The House on Saturday unanimously passed a bill to provide emergency funding to U.S. Citizenship and Immigration Services, the primary agency running the nation’s immigration system that is set to furlough roughly two-thirds of its employees at the end of this month.
The bill passed moments after the House voted on legislation to prevent cutbacks at the U.S. Postal Service, which brought members of Congress back to Washington for a rare Saturday session. Rep. Jamie Raskin (D., Md.) brought up the bill using a procedure known as unanimous consent, which allows bills to bypass roll-call votes so long as no lawmakers object.

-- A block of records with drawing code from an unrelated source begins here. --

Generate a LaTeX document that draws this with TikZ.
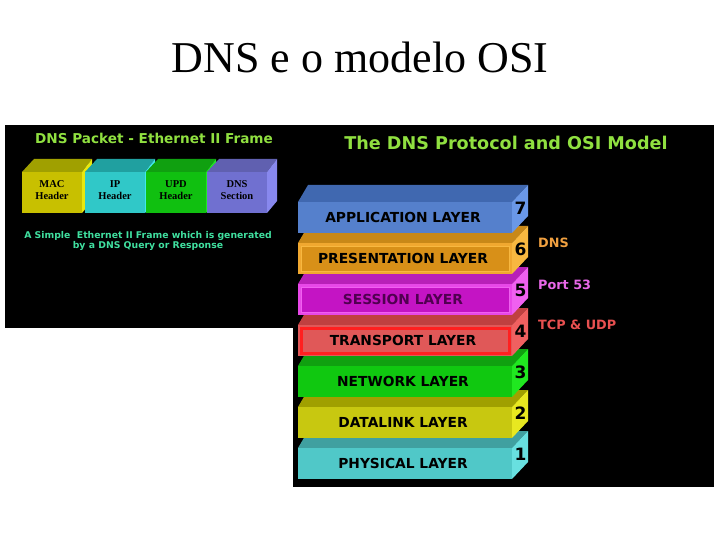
\documentclass[tikz,border=0pt]{standalone}
\usepackage{fontspec}
\setmainfont{Liberation Serif}
\newfontfamily\vsans{DejaVu Sans}
\definecolor{ttlgreen}{HTML}{90E040}
\definecolor{subgreen}{HTML}{40E0A0}
% left boxes
\definecolor{macF}{HTML}{C8C000}\definecolor{macT}{HTML}{A0A000}\definecolor{macS}{HTML}{E8E810}
\definecolor{ipF}{HTML}{30C8C8}\definecolor{ipT}{HTML}{20A0A0}\definecolor{ipS}{HTML}{40E8E8}
\definecolor{udpF}{HTML}{10C010}\definecolor{udpT}{HTML}{10A010}\definecolor{udpS}{HTML}{20E820}
\definecolor{dnsF}{HTML}{7070D0}\definecolor{dnsT}{HTML}{6060B0}\definecolor{dnsS}{HTML}{8888EE}
% layers
\definecolor{appF}{HTML}{5580CC}\definecolor{appT}{HTML}{4068B0}\definecolor{appS}{HTML}{6A98E8}
\definecolor{preF}{HTML}{F0A830}\definecolor{preT}{HTML}{C88818}\definecolor{preS}{HTML}{F8B840}\definecolor{preI}{HTML}{D89018}
\definecolor{sesF}{HTML}{E848E8}\definecolor{sesT}{HTML}{B820B8}\definecolor{sesS}{HTML}{F060F0}\definecolor{sesI}{HTML}{C414C4}
\definecolor{traF}{HTML}{E05858}\definecolor{traT}{HTML}{C04040}\definecolor{traS}{HTML}{F06060}\definecolor{traB}{HTML}{FF2020}
\definecolor{netF}{HTML}{10C810}\definecolor{netT}{HTML}{10A010}\definecolor{netS}{HTML}{20E820}
\definecolor{datF}{HTML}{C8C810}\definecolor{datT}{HTML}{A0A000}\definecolor{datS}{HTML}{E8E820}
\definecolor{phyF}{HTML}{50C8C8}\definecolor{phyT}{HTML}{40A0A0}\definecolor{phyS}{HTML}{68E0E0}
\definecolor{sesTxt}{HTML}{500050}
\definecolor{lblDNS}{HTML}{F0A040}\definecolor{lblPort}{HTML}{E868E8}\definecolor{lblTCP}{HTML}{E85050}
\tikzset{
  boxtext/.style={font=\bfseries\fontsize{10.5}{12.5}\selectfont, align=center, inner sep=0pt},
  layertext/.style={font=\vsans\bfseries\fontsize{13.8}{15}\selectfont, inner sep=0pt},
  numtext/.style={font=\vsans\bfseries\fontsize{17}{18}\selectfont, inner sep=0pt, text=black},
  sidelabel/.style={font=\vsans\bfseries\fontsize{12.8}{14}\selectfont, anchor=west, inner sep=0pt},
  noinner/.style={},
  preinner/.style={fill=preI, draw=preS, line width=0.8pt},
  sesinner/.style={fill=sesI, draw=sesS, line width=0.8pt},
  trainner/.style={draw=traB, line width=3pt},
}
\newcommand\osilayer[9]{%
  \fill[#3] (298,#1) -- (308,#1-17) -- (528,#1-17) -- (512,#1) -- cycle;
  \fill[#4] (512,#1) -- (528,#1-17) -- (528,#1+14) -- (512,#1+31) -- cycle;
  \fill[#2] (298,#1) rectangle (512,#1+31);
  \path[#9] (301,#1+3) rectangle (509,#1+28);
  \node[layertext, text=#8] (#5) at (403,#1+15.5) {#6};
  \node[numtext] (#5num) at (520.5,#1+6) {#7};
}
\newcommand\hdrbox[7]{%
  \fill[#3] (#1,172) -- (#1+12,159) -- (#1+70,159) -- (#1+60,172) -- cycle;
  \fill[#4] (#1+60,172) -- (#1+70,159) -- (#1+70,201) -- (#1+60,213) -- cycle;
  \fill[#2] (#1,172) rectangle (#1+60,213);
  \node[boxtext, text=#7] (#5) at (#1+30,190) {#6};
}
\begin{document}
\begin{tikzpicture}[x=1pt,y=-1pt]
\useasboundingbox (0,0) rectangle (720,540);
\fill[white] (0,0) rectangle (720,540);
\node[font=\fontsize{44}{48}\selectfont, anchor=base, inner sep=0pt] (title) at (360,73) {DNS e o modelo OSI};
% panels
\fill[black] (5,125) rectangle (293,328);
\fill[black] (293,125) rectangle (714,487);
% left panel
\node[font=\vsans\bfseries\fontsize{13.6}{15}\selectfont, text=ttlgreen, inner sep=0pt] (lefttitle) at (154,138) {DNS Packet - Ethernet II Frame};
\hdrbox{22}{macF}{macT}{macS}{mac}{MAC\\Header}{black}
\hdrbox{85}{ipF}{ipT}{ipS}{ip}{IP\\Header}{black}
\hdrbox{146}{udpF}{udpT}{udpS}{udp}{UPD\\Header}{black}
\hdrbox{207}{dnsF}{dnsT}{dnsS}{dnssec}{DNS\\Section}{black}
\node[font=\vsans\bfseries\fontsize{9.3}{10.5}\selectfont, text=subgreen, align=center, inner sep=0pt] (subtitle) at (148,241) {A Simple\ \ Ethernet II Frame which is generated\\by a DNS Query or Response};
% right panel
\node[font=\vsans\bfseries\fontsize{17.6}{19}\selectfont, text=ttlgreen, inner sep=0pt] (righttitle) at (506,143) {The DNS Protocol and OSI Model};
\osilayer{448}{phyF}{phyT}{phyS}{phy}{PHYSICAL LAYER}{1}{black}{noinner}
\osilayer{407}{datF}{datT}{datS}{dat}{DATALINK LAYER}{2}{black}{noinner}
\osilayer{366}{netF}{netT}{netS}{net}{NETWORK LAYER}{3}{black}{noinner}
\osilayer{325}{traF}{traT}{traS}{tra}{TRANSPORT LAYER}{4}{black}{trainner}
\osilayer{284}{sesF}{sesT}{sesS}{ses}{SESSION LAYER}{5}{sesTxt}{sesinner}
\osilayer{243}{preF}{preT}{preS}{pre}{PRESENTATION LAYER}{6}{black}{preinner}
\osilayer{202}{appF}{appT}{appS}{app}{APPLICATION LAYER}{7}{black}{noinner}
\node[sidelabel, text=lblDNS] (lbldns) at (538,243) {DNS};
\node[sidelabel, text=lblPort] (lblport) at (538,285) {Port 53};
\node[sidelabel, text=lblTCP] (lbltcp) at (538,325) {TCP \& UDP};
\end{tikzpicture}
\end{document}
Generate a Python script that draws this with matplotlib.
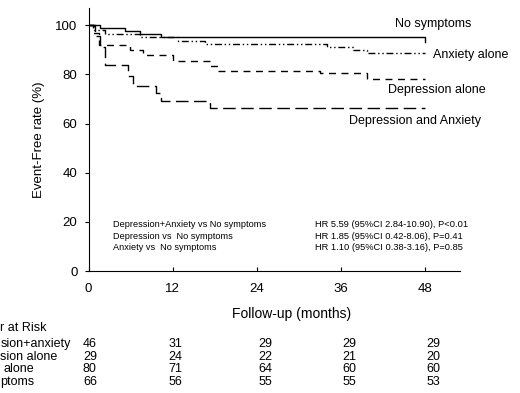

Pressure has been mounting through the week to shore up USCIS, the agency that handles citizenship, green-card, visa and other immigration applications.
The agency plans to furlough about 70% of its staff on Aug. 31, and should the furlough move ahead, most of the agency’s work is expected to come to a halt. That could potentially prevent more than 100,000 people waiting to take their citizenship oaths from becoming citizens ahead of November’s elections.
In a written statement, Rep. Zoe Lofgren (D., Calif.), the bill’s sponsor, said the legislation should spur the Trump administration to delay its planned furloughs, which would affect about 13,400 employees.
The bill’s path in the Senate wasn’t immediately clear. Though that chamber won’t return until September, any senator can bring up the bill using another unanimous-consent request. Spokesmen for Senate Majority Leader Mitch McConnell (R., Ky.) and the White House didn’t return requests for comment.
Lawmakers in both parties have asked the agency’s leadership and that of its parent, the Department of Homeland Security, to delay the furloughs in light of the improving budget outlook at USCIS. Unlike nearly all other federal agencies, USCIS funds itself through the fees it charges for citizenship and other immigration applications.
USCIS initially said in May that furloughs would be necessary—after a precipitous drop in immigration applications because of the coronavirus pandemic—unless Congress passed a $1.2 billion infusion to shore up the agency’s finances. Since then, the agency has brought in $800 million more than expected, and internal projections seen by congressional aides from both parties show that even without furloughs, USCIS is expected to be solvent through at least November.
Agency leadership agreed to delay the furloughs from the start of August to the end of the month to give Congress time to provide the agency emergency funding as part of a Covid-19 relief package. Talks on that package fell apart, but congressional leaders from both parties have told agency leadership they were committed to including the money in must-pass legislation in September, lawmakers and aides said.
Still, top officials at DHS took Congress’s failure to pass coronavirus relief as a sign that Congress might not come through with the commitment in time, and they believe immediate furloughs are still the fiscally responsible route, according to three DHS officials involved in conversations regarding the potential furloughs. They have privately projected that suspending pay for more than 13,000 employees over eight weeks would save the agency about $330 million.
Members of Congress—both Democrats and Republicans—have pushed back, telling USCIS and DHS leadership that the furloughs would harm the economy, both by forcing thousands of employees across the country to apply for unemployment and preventing immigrants from receiving work permits.
“You can’t turn the switch on and off at an agency like this. You’re going to have a backlog of legal immigration cases, a backlog at the border,” Rep. Jeff Fortenberry (R., Neb.), who has about a thousand USCIS employees working in his district, said in an interview. “I don’t want to see any of that happen.”
On Friday evening, a bipartisan group of House and Senate lawmakers sent acting Homeland Security Secretary Chad Wolf and Joe Edlow, USCIS’s head, a letter asking them to put off the furloughs.
“USCIS’s improved financial position and the continued efforts by Congress to ensure the agency’s operational continuity warrant a further delay in furloughs,” the group wrote.
A different bipartisan group of House lawmakers, also on Friday, introduced the stopgap bill that passed Saturday. It doesn’t provide the $1.2 billion the government asked for; rather, it increases the fees some companies pay for faster processing of visa applications.